The apprentice minimum wage must be reviewed

Some argue raising the minimum wage poses too much risk but excluding disadvantaged learners is even riskier, writes John Cope

Some argue raising the minimum wage poses too much risk but excluding disadvantaged learners is even riskier, writes John Cope

16 Nov 2022, 17:00

There is increasing evidence that the apprentice minimum wage is acting as a barrier to the qualifications acting as powerful engine of social mobility they can be. With the success and growth of apprenticeships in recent years, this raises important questions.

Apprenticeships and technical education play a special role in our education system, often offering a second chance, a route back into training or retraining to get back into employment. Given they are a critical rung on the ‘ladder of opportunity’ (in Rob Halfon’s words), we need to take this evidence seriously, avoiding the sort of social media outrage that accompanied Jonathan Gullis, MP’s  advertisement for an apprentice communications officer.

Twitter thundered its indignation at a salary of £12,285 a year and yes, it feels very low, especially as the median average income in Stoke-on-Trent where the role is based is about £24,000. However, the apprentice minimum wage of £4.81 per hour means Gullis is actually paying about £4,000 a year more than required.

That doesn’t excuse that the salary is too low. If the apprenticeship was in more expensive cities like Manchester or London, it would be unliveable without independent wealth or the bank of mum and dad, ruling out low-income families, adults wanting to do an apprenticeship, and many of the very people who would benefit most from an apprenticeship. So yes, apprentices aren’t the finished article and are still training, but we can’t make quality training inaccessible for the less-well off.

I’ve heard personally from apprentices (prior to the cost-of-living crisis) about the financial pressures they feel. One was an inspiring young carer who loved her apprenticeship but struggled financially as a result of doing it. She told stories of fellow apprentices who had dropped out of their apprenticeship as they couldn’t rely on family financial support. Just travelling to their place of work was proving financially crippling, let alone affording food and somewhere to live.

Many employers already pay above the apprentice minimum wage

The case for change is clear. It cannot be right that a single parent in their thirties looking to get back into employment is presented with living on £4.81 an hour if they train, or £9.50 if they just get even the lowest-skill job. Getting rid of the apprentice minimum wage and instead aligning apprentice wages from the start with the government’s national minimum wage (while keeping £4.81 for under-18s) would strip out red tape for businesses and see apprenticeships remain a rung on the ladder of opportunity.

The social mobility commission is already picking up warning signs that apprenticeships are becoming inaccessible to those from disadvantaged backgrounds. And the new education secretary and former apprentice, Gillian Keegan already expressed concern about those from disadvantaged backgrounds being “squeezed out” when she was skills minister a few years ago.

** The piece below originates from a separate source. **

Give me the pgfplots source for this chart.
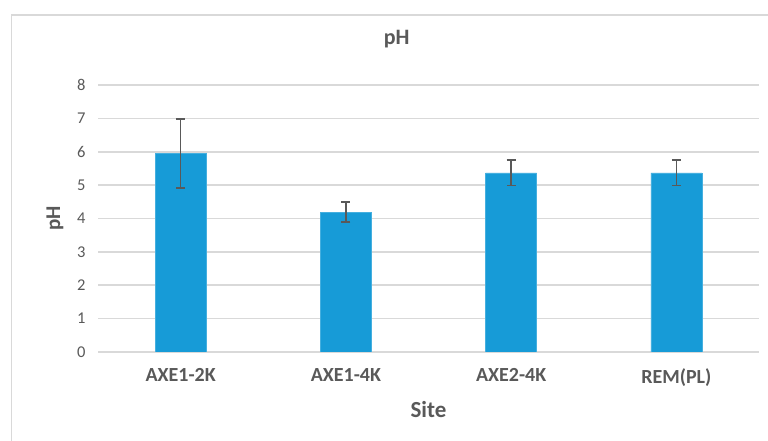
\documentclass[border=0pt]{standalone}
\usepackage{fontspec}
\setmainfont{Carlito}
\usepackage{pgfplots}
\pgfplotsset{compat=1.18}
\definecolor{barblue}{HTML}{179BD7}
\definecolor{txt}{HTML}{595959}
\definecolor{gridc}{HTML}{D9D9D9}
\begin{document}
\begin{tikzpicture}[x=1pt,y=1pt]
\useasboundingbox (0,0) rectangle (768,441);
\draw[gridc, line width=1.5pt] (11.5,0) -- (11.5,426) -- (768,426);
\begin{axis}[
  at={(98pt,89pt)}, anchor=south west,
  scale only axis, width=661pt, height=267pt,
  xmin=-0.5, xmax=3.5, ymin=0, ymax=8,
  ytick={0,1,2,3,4,5,6,7,8},
  xtick={0,1,2,3},
  xticklabels={AXE1-2K,AXE1-4K,AXE2-4K,REM(PL)},
  axis x line*=bottom,
  axis y line*=left,
  y axis line style={draw=none},
  x axis line style={gridc, line width=1.5pt, -},
  major tick length=0pt,
  ymajorgrids,
  grid style={gridc, line width=1.5pt},
  /pgf/number format/assume math mode=true,
  yticklabel style={font=\fontsize{16.5}{16.5}\selectfont, text=txt, xshift=-9pt},
  xticklabel style={font=\bfseries\fontsize{20}{20}\selectfont, text=txt, yshift=-13pt},
  xlabel={Site},
  ylabel={pH},
  title={pH},
  xlabel style={font=\bfseries\fontsize{23}{23}\selectfont, text=txt, at={(axis description cs:0.5,-0.217)}, anchor=center},
  ylabel style={font=\bfseries\fontsize{21}{21}\selectfont, text=txt, at={(axis description cs:-0.065,0.5)}, anchor=center, rotate=0},
  title style={font=\bfseries\fontsize{22}{22}\selectfont, text=txt, at={(axis description cs:0.452,1.15)}, anchor=center},
]
\addplot[ybar, bar width=51pt, fill=barblue, draw=barblue!80!white,
  error bars/.cd, y dir=both, y explicit,
  error bar style={txt, line width=1.6pt},
  error mark options={rotate=90, mark size=4.5pt, line width=1.6pt, txt}]
  table[x=x, y=y, y error=e] {
x y e
0 5.95 1.03
1 4.19 0.30
2 5.37 0.385
3 5.37 0.385
};
\end{axis}
\end{tikzpicture}
\end{document}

Some will say that the UK already tends to pay apprentices higher than other countries – and there is evidence to suggest this is true. They then argue that giving apprentices a living wage would create too much of a burden on employers, and that’s where we differ.

Employers I meet worry about not being able to spend enough of their apprenticeship levy, and they’re desperate to fill their skills gaps. It doesn’t strike me that they are looking to cut corners on investing in talent – quite the opposite. Indeed, many forward-thinking employers already pay above the apprentice minimum wage.

For smaller firms where cash flow is a real issue and wage bills tend to be a greater proportion of a firm’s cost base, bringing back the £3,000 government cash incentive Rishi Sunak rolled out as Chancellor during the pandemic would address this immediately. The incentive was hugely effective and a cost-effective intervention with 195,590 claims made over nearly two years, nearly 80 per cent of them for apprentices aged 16 to 24.

With such incentives in place, the case to pay apprentices a living wage is powerful. If we want apprenticeships to be prestigious and sought after, sticking with such a low minimum wage sends the wrong signal – especially considering higher education has easy access to student finance, maintenance support, and often subsidised accommodation too.

If employers and government want to fill skills gaps, why quibble over a few thousand pounds per year for an apprentice given the huge impact a liveable wage would have?